By Dale Kasler, The Sacramento Bee, Calif.
Oct. 23--CalPERS' already shaky $500 million investment in a New York
housing complex suffered a setback Thursday when a court ruled the complex
illegally raised rents.
The New York Court of Appeals, the state's highest court, ruled that the
increases violated the city's strict rent-control laws.
A group of tenants had sued the landlords for $215 million.
The California Public Employees' Retirement System is among the major
investors in Manhattan's sprawling Stuyvesant Town and Peter Cooper Village
apartment complex, pouring $500 million into a deal to buy the project in 2006
for $5.4 billion.
The partnership is dangerously low on cash and might soon go into
default, the Wall Street Journal reported last week.
That would likely wipe out the investments of CalPERS and others. The
state's other big public pension fund, the California State Teachers'
Retirement System, already wrote off its $100 million investment.
CalPERS won't say whether it's written off any of its investment.

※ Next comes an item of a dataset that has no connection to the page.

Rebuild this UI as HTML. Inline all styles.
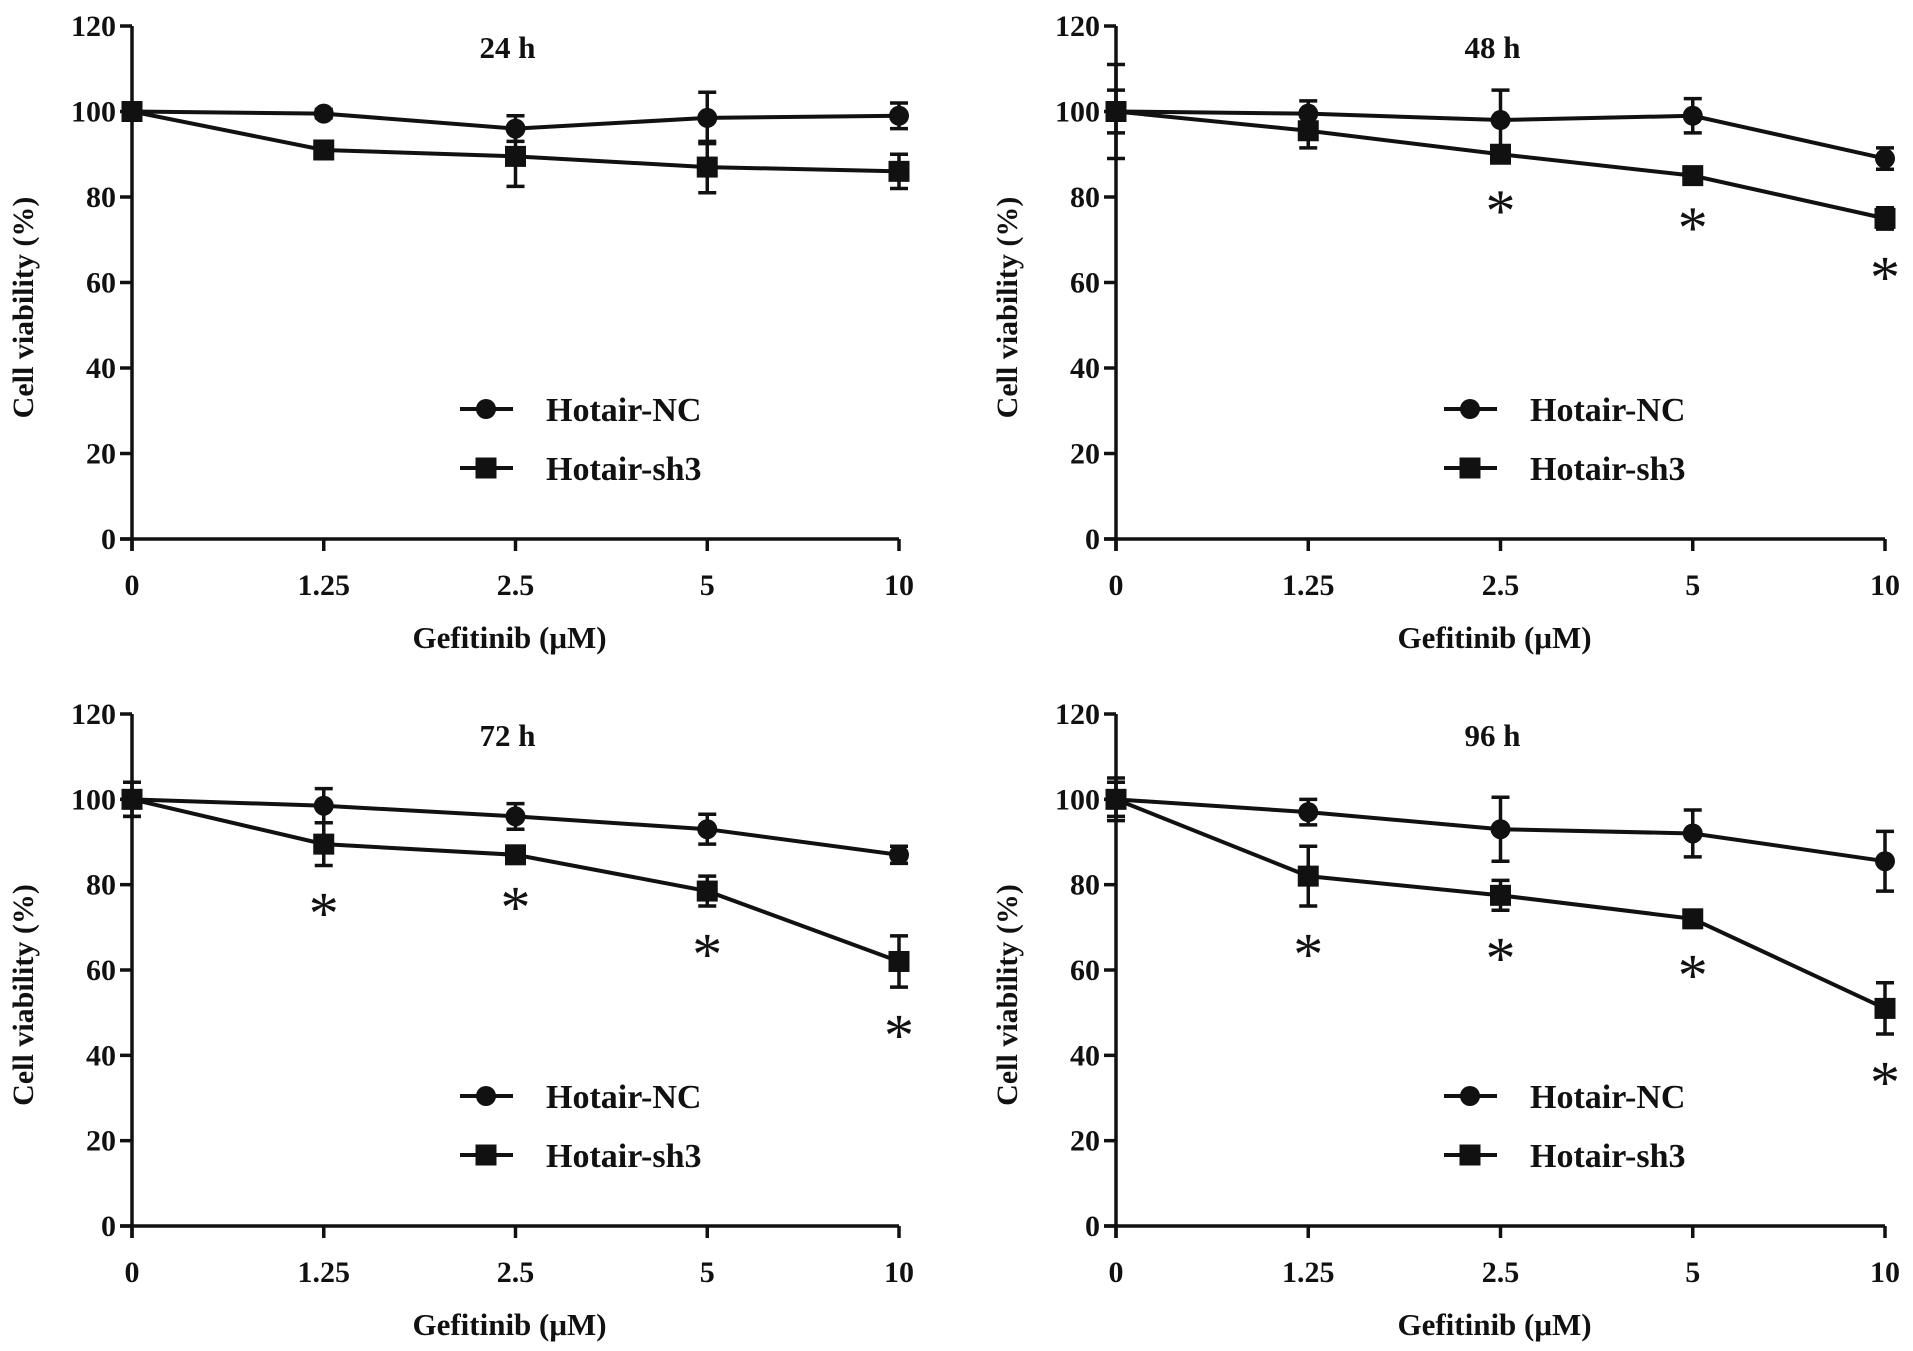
<!DOCTYPE html>
<html><head><meta charset="utf-8">
<style>
html,body{margin:0;padding:0;background:#fff;}
svg{display:block;}
text{font-family:"Liberation Serif",serif;font-weight:bold;fill:#111;}
text.star{font-weight:normal;}
</style></head>
<body>
<svg id="fig" width="1913" height="1351" viewBox="0 0 1913 1351" xmlns="http://www.w3.org/2000/svg"></svg>
<script>
const categories = ["0","1.25","2.5","5","10"];
const yTicks = [0,20,40,60,80,100,120];
const panelTitles = ["24 h","48 h","72 h","96 h"];
const ncValues = [[100,99.5,96,98.5,99],[100,99.5,98,99,89],[100,98.5,96,93,87],[100,97,93,92,85.5]];
const ncErrors = [[2,1,3,6,3],[11,3,7,4,2.5],[4,4,3,3.5,2],[4,3,7.5,5.5,7]];
const shValues = [[100,91,89.5,87,86],[100,95.5,90,85,75],[100,89.5,87,78.5,62],[100,82,77.5,72,51]];
const shErrors = [[2,2,7,6,4],[5,4,2,1,2.5],[4,5,1,3.5,6],[5,7,3.5,2,6]];
const stars = [[0,0,0,0,0],[0,0,1,1,1],[0,1,1,1,1],[0,1,1,1,1]];

const NS="http://www.w3.org/2000/svg";
const svg=document.getElementById('fig');
function mk(tag,attrs,parent){const e=document.createElementNS(NS,tag);for(const k in attrs)e.setAttribute(k,attrs[k]);(parent||svg).appendChild(e);return e;}

const panels=[{x0:132,x1:899,y0:539,y1:26},{x0:1116,x1:1885,y0:539,y1:26},{x0:132,x1:899,y0:1226,y1:714},{x0:1116,x1:1885,y0:1226,y1:714}];

panels.forEach((p,pi)=>{
  const g=mk('g',{});
  
  
  const xs=i=>p.x0+(p.x1-p.x0)*i/(categories.length-1);
  const ys=v=>p.y0-(p.y0-p.y1)*v/120;
  const ya=mk('line',{x1:p.x0,y1:ys(120),x2:p.x0,y2:p.y0+12,stroke:'#111','stroke-width':3.5},g);
  
  const xa=mk('line',{x1:p.x0-12,y1:p.y0,x2:p.x1,y2:p.y0,stroke:'#111','stroke-width':3.5},g);
  
  yTicks.forEach(v=>{
    mk('line',{x1:p.x0-12,y1:ys(v),x2:p.x0,y2:ys(v),stroke:'#111','stroke-width':3.5},g);
    const t=mk('text',{x:p.x0-16,y:ys(v)+10,'text-anchor':'end','font-size':30},g);
    t.textContent=v;
    
  });
  categories.forEach((c,i)=>{
    mk('line',{x1:xs(i),y1:p.y0,x2:xs(i),y2:p.y0+12,stroke:'#111','stroke-width':3.5},g);
    const t=mk('text',{x:xs(i),y:p.y0+56,'text-anchor':'middle','font-size':30},g);
    t.textContent=c;
    
  });
  const cx=(p.x0+p.x1)/2;
  const tt=mk('text',{x:cx-8,y:p.y1+32,'text-anchor':'middle','font-size':31},g);
  tt.textContent=panelTitles[pi];
  
  const xl=mk('text',{x:cx-6,y:p.y0+109,'text-anchor':'middle','font-size':31},g);
  xl.textContent='Gefitinib (μM)';
  
  const ym=(p.y0+p.y1)/2+25;
  const yl=mk('text',{x:0,y:0,'text-anchor':'middle','font-size':30,transform:`translate(${p.x0-99},${ym}) rotate(-90)`},g);
  yl.textContent='Cell viability (%)';
  

  function series(vals,errs,shape,name){
    const sg=mk('g',{},g);
    
    const pts=vals.map((v,i)=>xs(i)+','+ys(v)).join(' ');
    mk('polyline',{points:pts,fill:'none',stroke:'#111','stroke-width':4},sg);
    vals.forEach((v,i)=>{
      const x=xs(i),e=errs[i];
      mk('line',{x1:x,y1:ys(v+e),x2:x,y2:ys(v-e),stroke:'#111','stroke-width':3.5},sg);
      mk('line',{x1:x-9,y1:ys(v+e),x2:x+9,y2:ys(v+e),stroke:'#111','stroke-width':3.5},sg);
      mk('line',{x1:x-9,y1:ys(v-e),x2:x+9,y2:ys(v-e),stroke:'#111','stroke-width':3.5},sg);
      let m;
      if(shape==='c') m=mk('circle',{cx:x,cy:ys(v),r:10,fill:'#111'},sg);
      else m=mk('rect',{x:x-10.5,y:ys(v)-10.5,width:21,height:21,fill:'#111'},sg);
      
    });
  }
  series(ncValues[pi],ncErrors[pi],'c','series-hotair-nc');
  series(shValues[pi],shErrors[pi],'s','series-hotair-sh3');
  stars[pi].forEach((s,i)=>{
    if(!s)return;
    const v=shValues[pi][i]-shErrors[pi][i]-8.5;
    const st=mk('text',{x:xs(i),y:ys(v)+32,'text-anchor':'middle','font-size':60,'class':'star'},g);
    st.textContent='*';
    
  });
  const lx=p.x0+328, ly1=p.y0-130, ly2=p.y0-71;
  [[ly1,'c','Hotair-NC'],[ly2,'s','Hotair-sh3']].forEach(([ly,sh,lab])=>{
    const lg=mk('g',{},g);
    
    mk('line',{x1:lx,y1:ly,x2:lx+53,y2:ly,stroke:'#111','stroke-width':4},lg);
    if(sh==='c')mk('circle',{cx:lx+26,cy:ly,r:10,fill:'#111'},lg);
    else mk('rect',{x:lx+15.5,y:ly-10.5,width:21,height:21,fill:'#111'},lg);
    const t=mk('text',{x:lx+86,y:ly+12,'font-size':34},lg);
    t.textContent=lab;
  });
});
</script>
</body></html>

The idea was to convert many of the rent-controlled units into
market-rate apartments. But the plan ran into a weakening real estate market
and legal opposition from tenants' groups. Stuyvesant Town and Peter Cooper
Village, built in the 1940s, have served as a middle class haven in pricey
Manhattan.
The court ruled that the complex's original owner, MetLife, and the
current ownership group overcharged nearly 3,000 tenants by raising their
rents illegally. The owners had argued that the units were no longer subject
to rent-control laws.
The CalPERS and CalSTRS real estate portfolios have absorbed substantial
losses lately. In the most recent fiscal year, CalPERS' holdings lost 35
percent of their value. CalSTRS' holdings fell 43 percent.